The band, minus Daisy, returns to the studio to listen to the finished album, at which point it becomes apparent that Billy and Teddy changed a number of things from the original recordings. Daisy finally returns to the United States with Nicky, though his presence and his pill addiction puts her at odds with Billy. Jonah Berg writes another piece about the band and interviews Daisy and Billy. Billy learns that Daisy told Jonah about his stint in rehab; in order to dissuade Jonah from publishing that information, he tells him instead about a better angle for the piece: that he and Daisy hate each other. Aurora later releases to great success.

=== Aurora World Tour (1978–1979) ===
On the subsequent tour, the band takes two tour buses so that Billy and Daisy do not have to interact with each other. As the tour progresses, Daisy and Nicky's drug habits alienate them from the rest of the group. During a break from tour, Daisy nearly overdoses while on a trip to Rome. She tells Nicky she wants a divorce and begins to wind back her use of pills, though she still relies on them. Karen realizes she is pregnant; despite Graham's excitement, she does not want to keep the baby.

After winning a Grammy Award for Record of the Year, Billy and Daisy begin getting along again. During a performance on Saturday Night Live, Daisy realizes she is in love with Billy. Billy realizes that he is falling in love with Daisy, but cannot bring himself to leave Camila. Daisy asks Billy to help her get sober, but when Teddy dies of a sudden heart attack, she abandons the idea. Camila accompanies Karen to get an abortion.

=== Chicago Stadium (July 12, 1979) ===
At a show in Chicago, Billy and Daisy perform "Honeycomb" despite not having played it live in over a year. Daisy sings the original lyrics that Billy wrote, and Billy's love for her is cemented. After the show, Graham and Karen fight over Karen's decision to have an abortion. Graham seeks out Billy for support, but Billy is consumed by the desire to get a drink and rebuffs Graham's attempts to talk. Camila cares for a drug-addled Daisy, and tells her that, while she knows what is going on between Daisy and Billy, Billy will never leave his family. She tells Daisy that she should leave the band, and Daisy agrees. Billy, managing to cut himself off from drinking too much, decides to take a break from touring. Rod cancels the rest of the tour, and Daisy Jones & the Six break up.

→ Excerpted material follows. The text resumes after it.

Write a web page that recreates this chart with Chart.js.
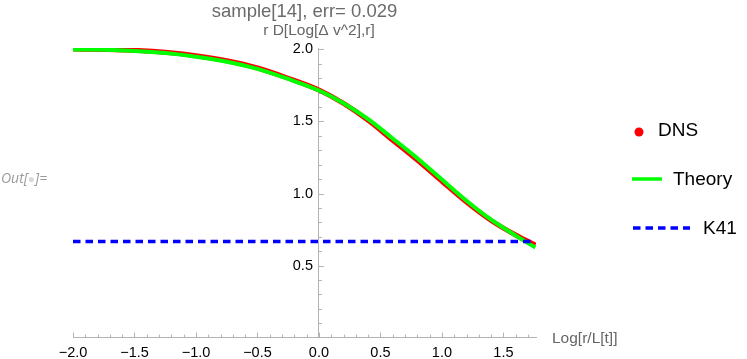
<!DOCTYPE html>
<html>
<head>
<meta charset="utf-8">
<script src="https://cdn.jsdelivr.net/npm/chart.js@4.4.1/dist/chart.umd.min.js"></script>
<style>
body { margin: 0; background: #fff; }
#wrap { position: relative; width: 747px; height: 359px; }
#out { position: absolute; left: 1px; top: 168px; font: italic 14px "Open Sans", sans-serif; color: #9a9a9a; }
#out span { color: #d8d8d8; font-style: normal; font-size: 12px; }
</style>
</head>
<body>
<div id="wrap">
  <canvas id="c" width="747" height="359"></canvas>
  <div id="out">Out[<span>●</span>]=</div>
</div>
<script>
// 데이터: Log[r/L[t]] 값과 각 곡선의 값
const xValues = [-2.0, -1.75, -1.5, -1.25, -1.0, -0.75, -0.5, -0.25, 0.0, 0.2, 0.4, 0.6, 0.8, 1.0, 1.2, 1.4, 1.6, 1.76];
const dnsValues = [2.003, 2.0, 1.994, 1.98, 1.956, 1.921, 1.871, 1.80, 1.718, 1.625, 1.508, 1.37, 1.232, 1.085, 0.94, 0.813, 0.712, 0.642];
const theoryValues = [2.0, 1.998, 1.99, 1.975, 1.95, 1.915, 1.865, 1.795, 1.715, 1.627, 1.516, 1.382, 1.245, 1.097, 0.95, 0.818, 0.708, 0.625];
const k41Value = 0.667;

const xTickValues = [-2.0, -1.5, -1.0, -0.5, 0.0, 0.5, 1.0, 1.5];
const yTickValues = [0.5, 1.0, 1.5, 2.0];

const titleText = "sample[14], err= 0.029";
const yLabel = "r D[Log[Δ v^2],r]";
const xLabel = "Log[r/L[t]]";

const FONT = "'Liberation Sans', Arial, sans-serif";
const axisColor = "#b3b3b3";

function fmt(v) {
    const s = Math.abs(v).toFixed(1);
    return v < 0 ? "\u2212" + s : s;
}

// 축 눈금, y축 숫자, 제목, 범례를 그리는 플러그인
const decor = {
    id: "decor",
    beforeDatasetsDraw(chart) {
        const {ctx, scales: {x, y}} = chart;
        const y0 = y.getPixelForValue(0);
        const x0 = x.getPixelForValue(0);
        ctx.save();
        ctx.strokeStyle = axisColor;
        ctx.lineWidth = 1;
        ctx.beginPath();
        for (let i = -20; i <= 17; i++) {
            const px = Math.round(x.getPixelForValue(i / 10)) + 0.5;
            const len = i % 5 === 0 ? 5 : 3;
            ctx.moveTo(px, y0); ctx.lineTo(px, y0 - len);
        }
        for (let i = 1; i <= 20; i++) {
            const py = Math.round(y.getPixelForValue(i / 10)) + 0.5;
            const len = i % 5 === 0 ? 5 : 3;
            ctx.moveTo(x0, py); ctx.lineTo(x0 + len, py);
        }
        ctx.stroke();
        // y축 숫자 (축 왼쪽)
        ctx.fillStyle = "#000";
        ctx.font = "14.5px " + FONT;
        ctx.textAlign = "right";
        ctx.textBaseline = "middle";
        for (const t of y.ticks) {
            ctx.fillText(fmt(t.value), x0 - 6, y.getPixelForValue(t.value));
        }
        ctx.restore();
    },
    afterDraw(chart) {
        const {ctx, chartArea, scales: {x, y}} = chart;
        ctx.save();
        ctx.textBaseline = "middle";
        // 제목
        ctx.fillStyle = "#6b6b6b";
        ctx.font = "18.5px " + FONT;
        ctx.textAlign = "center";
        ctx.fillText(titleText, (chartArea.left + chartArea.right) / 2, 12);
        // y축 이름
        ctx.fillStyle = "#666";
        ctx.font = "15.5px " + FONT;
        ctx.fillText(yLabel, x.getPixelForValue(0), 31);
        // x축 이름
        ctx.textAlign = "left";
        ctx.fillText(xLabel, chartArea.right + 16, y.getPixelForValue(0) + 1);
        // 범례
        ctx.font = "19px " + FONT;
        ctx.fillStyle = "#000";
        ctx.fillText("DNS", 658, 131);
        ctx.fillText("Theory", 673, 180);
        ctx.fillText("K41", 703, 229);
        ctx.fillStyle = "#ff0000";
        ctx.beginPath(); ctx.arc(639, 132, 4.5, 0, Math.PI * 2); ctx.fill();
        ctx.strokeStyle = "#00ff00"; ctx.lineWidth = 3.5;
        ctx.beginPath(); ctx.moveTo(632, 179); ctx.lineTo(662, 179); ctx.stroke();
        ctx.strokeStyle = "#0000ff"; ctx.setLineDash([7.5, 5]);
        ctx.beginPath(); ctx.moveTo(633, 228); ctx.lineTo(690, 228); ctx.stroke();
        ctx.restore();
    }
};

new Chart(document.getElementById("c"), {
    type: "scatter",
    data: {
        datasets: [
            {
                label: "K41", order: 0,
                data: [{x: xValues[0], y: k41Value}, {x: xValues[xValues.length - 1], y: k41Value}],
                showLine: true, borderColor: "#0000ff", borderWidth: 3.5, borderDash: [7.5, 5],
                pointRadius: 0,
            },
            {
                label: "Theory", order: 1,
                data: xValues.map((v, i) => ({x: v, y: theoryValues[i]})),
                showLine: true, borderColor: "#00ff00", borderWidth: 4,
                cubicInterpolationMode: "monotone", pointRadius: 0,
            },
            {
                label: "DNS", order: 2,
                data: xValues.map((v, i) => ({x: v, y: dnsValues[i]})),
                showLine: true, borderColor: "#ff0000", borderWidth: 5,
                cubicInterpolationMode: "monotone", pointRadius: 0,
            },
        ],
    },
    options: {
        responsive: false,
        animation: false,
        layout: {padding: {left: 73, right: 211, top: 48, bottom: -10}},
        plugins: {legend: {display: false}, tooltip: {enabled: false}},
        scales: {
            x: {
                type: "linear", min: -2.0, max: 1.765,
                afterBuildTicks: s => { s.ticks = xTickValues.map(v => ({value: v})); },
                grid: {display: false, drawTicks: false},
                border: {color: axisColor},
                ticks: {callback: v => fmt(v), color: "#000", font: {family: FONT, size: 14.5}, padding: 7, maxRotation: 0},
            },
            y: {
                type: "linear", min: 0, max: 2.01, position: {x: 0},
                afterBuildTicks: s => { s.ticks = yTickValues.map(v => ({value: v})); },
                grid: {display: false, drawTicks: false},
                border: {color: axisColor},
                ticks: {display: false},
            },
        },
    },
    plugins: [decor],
});
</script>
</body>
</html>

It is revealed that the interviewer and author of the book is Julia, Billy and Camila's daughter. She laments that her mother died of heart failure before she finished all the recordings.

=== Then and Now (1979–present) ===
The band never plays another show together. Daisy goes to rehab, gets clean, and adopts two sons. Warren marries an actress, Pete manages his own business in Arizona, and Eddie turns to a career as a record producer. Graham and Karen go their separate ways; Graham marries and has children, while Karen becomes a touring keyboardist and retires in the 1990s. Billy writes songs for pop singers and lives with Camila and their three daughters until her death.

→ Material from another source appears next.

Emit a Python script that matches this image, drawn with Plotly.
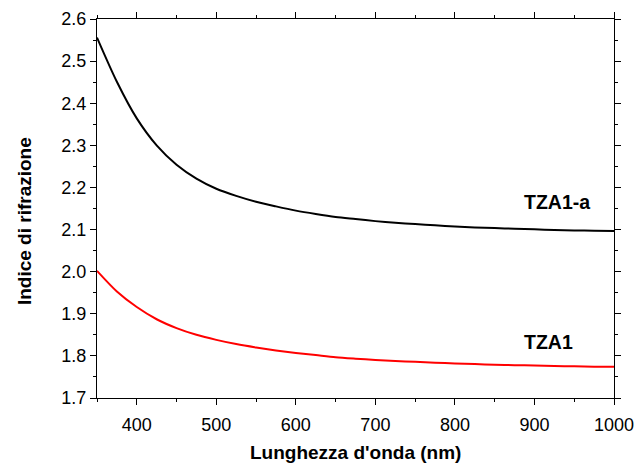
import plotly.graph_objects as go

wavelength = [350, 375, 400, 425, 450, 475, 500, 525, 550, 575, 600, 625, 650, 675, 700,
              725, 750, 775, 800, 825, 850, 875, 900, 925, 950, 975, 1000]
n_tza1a = [2.556, 2.451, 2.364, 2.300, 2.254, 2.221, 2.197, 2.180, 2.166, 2.155, 2.145, 2.137, 2.130, 2.125, 2.120,
           2.116, 2.113, 2.110, 2.1075, 2.105, 2.1035, 2.102, 2.1005, 2.099, 2.098, 2.097, 2.0965]
n_tza1 = [2.002, 1.953, 1.916, 1.887, 1.866, 1.850, 1.838, 1.828, 1.820, 1.813, 1.807, 1.802, 1.797, 1.7935, 1.7905,
          1.788, 1.7858, 1.7838, 1.782, 1.7805, 1.7792, 1.778, 1.777, 1.776, 1.7752, 1.7745, 1.774]

FONT = "Liberation Sans, Arial, sans-serif"

fig = go.Figure()
fig.add_trace(go.Scatter(x=wavelength, y=n_tza1a, mode="lines",
                         line=dict(color="black", width=2, shape="spline", smoothing=0.8), showlegend=False))
fig.add_trace(go.Scatter(x=wavelength, y=n_tza1, mode="lines",
                         line=dict(color="#ff0000", width=2, shape="spline", smoothing=0.8), showlegend=False))

axis_common = dict(showgrid=False, zeroline=False, showline=True, linecolor="black", linewidth=1.3,
                   mirror="allticks", ticks="outside", ticklen=6, tickwidth=1.3, tickcolor="black",
                   automargin=False,
                   tickfont=dict(family=FONT, size=18, color="black"))

fig.update_xaxes(range=[350, 1000], tickvals=[400, 500, 600, 700, 800, 900, 1000], ticklabelstandoff=4,
                 minor=dict(dtick=50, tick0=350, ticks="outside", ticklen=3, tickwidth=1.3, tickcolor="black"),
                 **axis_common)
fig.update_yaxes(range=[1.7, 2.6], dtick=0.1, tickformat=".1f",
                 minor=dict(dtick=0.05, ticks="outside", ticklen=3, tickwidth=1.3, tickcolor="black"),
                 **axis_common)

fig.add_annotation(x=884, y=2.166, xref="x", yref="y", text="<b>TZA1-a</b>", showarrow=False,
                   xanchor="left", yanchor="middle", font=dict(family=FONT, size=19.5, color="black"))
fig.add_annotation(x=884, y=1.834, xref="x", yref="y", text="<b>TZA1</b>", showarrow=False,
                   xanchor="left", yanchor="middle", font=dict(family=FONT, size=19.5, color="black"))

fig.add_annotation(x=0.5, y=-0.145, xref="paper", yref="paper", text="<b>Lunghezza d'onda (nm)</b>",
                   showarrow=False, xanchor="center", yanchor="middle",
                   font=dict(family=FONT, size=19, color="black"))
fig.add_annotation(x=-0.141, y=0.467, xref="paper", yref="paper", text="<b>Indice di rifrazione</b>",
                   showarrow=False, textangle=-90, xanchor="center", yanchor="middle",
                   font=dict(family=FONT, size=19, color="black"))

fig.update_layout(width=638, height=463, margin=dict(l=97, r=24, t=19, b=65),
                  plot_bgcolor="white", paper_bgcolor="white")

fig.write_html("out.html")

=== One Last Thing Before I Go (November 5, 2012) ===
In an email, Camila requests that her daughters give Billy Daisy's number, implicitly giving the two her blessing to reunite after her death, saying that, at the very least, they owe her a song.

== Background ==
This novel was loosely inspired by Fleetwood Mac and the romance between Stevie Nicks and Lindsey Buckingham. Reid was inspired after watching a 1997 performance by Fleetwood Mac on MTV. She believed that they were still together after seeing how they looked at each other."[I]t looked so much like two people in love. And yet, we'll never truly know what lived between them. I wanted to write a story about that, about how the lines between real life and performance can get blurred, about how singing about old wounds might keep them fresh."

== Publication ==
Daisy Jones & the Six was released in hardcover on March 5, 2019, by Ballantine Books. By 2023, it is available in paperback, audiobook, Kindle, large print, and a TV tie-in edition. Daisy Jones & the Six is also translated into Spanish, Portuguese, German, French, Polish, Danish, Italian, Turkish, Dutch, Bulgarian, Lithuanian, Czech, Swedish, Finnish, Romanian, Serbian, Croatian, Hebrew, Russian, Hungarian, Slovak, Ukrainian, Modern Greek, Slovenian, Estonian, Norwegian and Latvian.

== Reception ==
The New York Times called it Reid's "most sophisticated and ambitious novel".

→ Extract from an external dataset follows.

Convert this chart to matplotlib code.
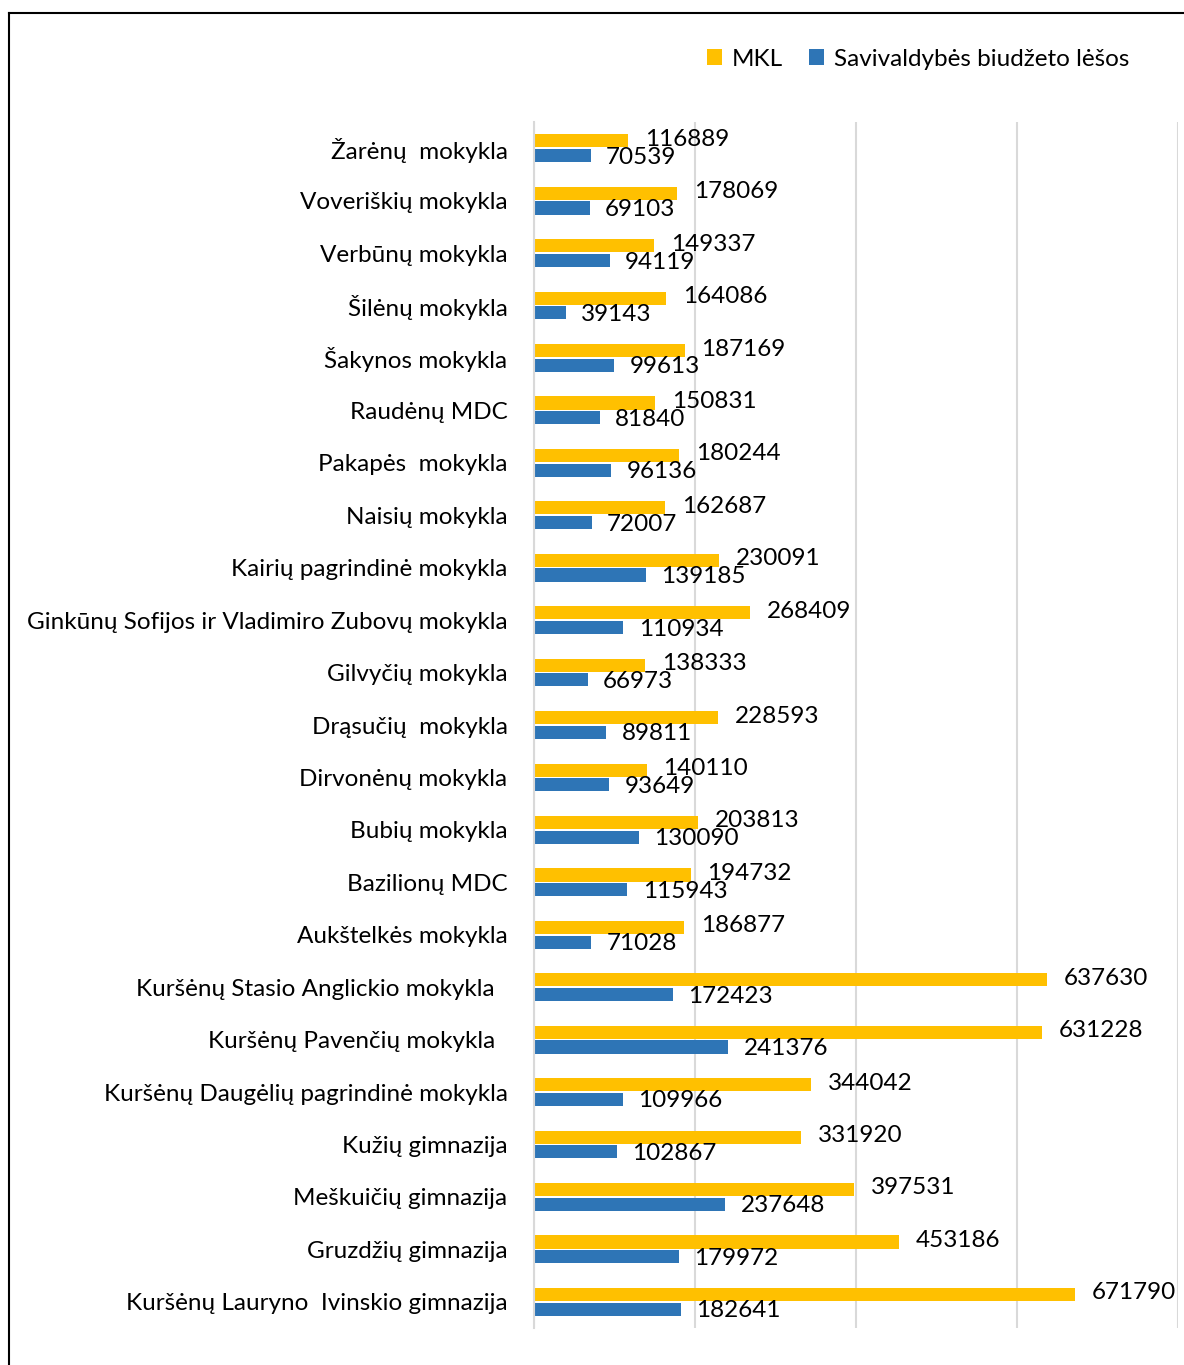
import numpy as np
import matplotlib.pyplot as plt
from matplotlib.lines import Line2D

plt.rcParams['font.family'] = ['Lato', 'DejaVu Sans']

schools = [
    "Žarėnų  mokykla", "Voveriškių mokykla", "Verbūnų mokykla", "Šilėnų mokykla",
    "Šakynos mokykla", "Raudėnų MDC", "Pakapės  mokykla", "Naisių mokykla",
    "Kairių pagrindinė mokykla", "Ginkūnų Sofijos ir Vladimiro Zubovų mokykla",
    "Gilvyčių mokykla", "Drąsučių  mokykla", "Dirvonėnų mokykla", "Bubių mokykla",
    "Bazilionų MDC", "Aukštelkės mokykla", "Kuršėnų Stasio Anglickio mokykla  ",
    "Kuršėnų Pavenčių mokykla  ", "Kuršėnų Daugėlių pagrindinė mokykla",
    "Kužių gimnazija", "Meškuičių gimnazija", "Gruzdžių gimnazija",
    "Kuršėnų Lauryno  Ivinskio gimnazija",
]
mkl = [116889, 178069, 149337, 164086, 187169, 150831, 180244, 162687, 230091, 268409,
       138333, 228593, 140110, 203813, 194732, 186877, 637630, 631228, 344042, 331920,
       397531, 453186, 671790]
budget = [70539, 69103, 94119, 39143, 99613, 81840, 96136, 72007, 139185, 110934,
          66973, 89811, 93649, 130090, 115943, 71028, 172423, 241376, 109966, 102867,
          237648, 179972, 182641]

yellow = '#FFC000'
blue = '#2E75B6'
fs = 17.5

fig = plt.figure(figsize=(11.84, 13.65), dpi=100)
ax = fig.add_axes([534 / 1184, 1 - 1328 / 1365, (1178 - 534) / 1184, (1328 - 122) / 1365])

y = np.arange(len(schools))[::-1]
h = 0.25
ax.barh(y + 0.14, mkl, height=h, color=yellow, label='MKL')
ax.barh(y - 0.14, budget, height=h, color=blue, label='Savivaldybės biudžeto lėšos')

for yi, v in zip(y, mkl):
    ax.annotate(str(v), (v, yi + 0.17), xytext=(12, 0), textcoords='offset points',
                va='center', ha='left', fontsize=fs)
for yi, v in zip(y, budget):
    ax.annotate(str(v), (v, yi - 0.17), xytext=(11, 0), textcoords='offset points',
                va='center', ha='left', fontsize=fs)

ax.set_xlim(0, 800000)
ax.set_ylim(-0.5, len(schools) - 0.5)
ax.set_xticks([0, 200000, 400000, 600000, 800000])
ax.tick_params(axis='x', length=0, labelbottom=False)
ax.grid(axis='x', color='#d9d9d9', linewidth=1.5)
ax.set_axisbelow(True)
for s in ['top', 'right', 'bottom']:
    ax.spines[s].set_visible(False)
ax.spines['left'].set_color('#d9d9d9')
ax.spines['left'].set_linewidth(1.5)
ax.set_yticks(y)
ax.set_yticklabels(schools, fontsize=fs)
ax.tick_params(axis='y', length=0, pad=19)

fig.legend(loc='center', bbox_to_anchor=(918 / 1184, 1 - 59 / 1365), ncol=2,
           frameon=False, fontsize=fs, handlelength=0.6, handleheight=0.6,
           handletextpad=0.4, columnspacing=1.1)

# outer frame (left and top edges visible)
fig.add_artist(Line2D([9 / 1184, 9 / 1184], [0, 1 - 13 / 1365], color='black', linewidth=1.5))
fig.add_artist(Line2D([9 / 1184, 1], [1 - 13 / 1365, 1 - 13 / 1365], color='black', linewidth=1.5))

plt.savefig('out.png', dpi=100)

== Television adaptation ==
On July 25, 2019, it was announced that Amazon Studios had ordered a miniseries based on the novel. The series was written by Scott Neustadter and Michael H. Weber and produced with Reese Witherspoon and Reid herself along with Amazon Studios. Filming occurred from September 2021 to May 2022, and the miniseries premiered on Amazon Prime Video on March 3, 2023.

The biggest change is that the show got rid of one of the band members – so the Six was the five band members and Camila. Neustadter said this was so all the characters could be fleshed out and the side characters could have a bigger storyline. Because of this, Simone – who plays a fairly minor role in the book – has more of her own story incorporated. In the book, it is mentioned that she got married then divorced, but that is it. In the show, she has a female partner for most of the show. Additionally, in the show, we see more of Camila's life not centered on Billy. Another big change is the romance between Billy and Daisy. While in the book, their relationship is fairly obvious subtext, in the show, they share two kisses.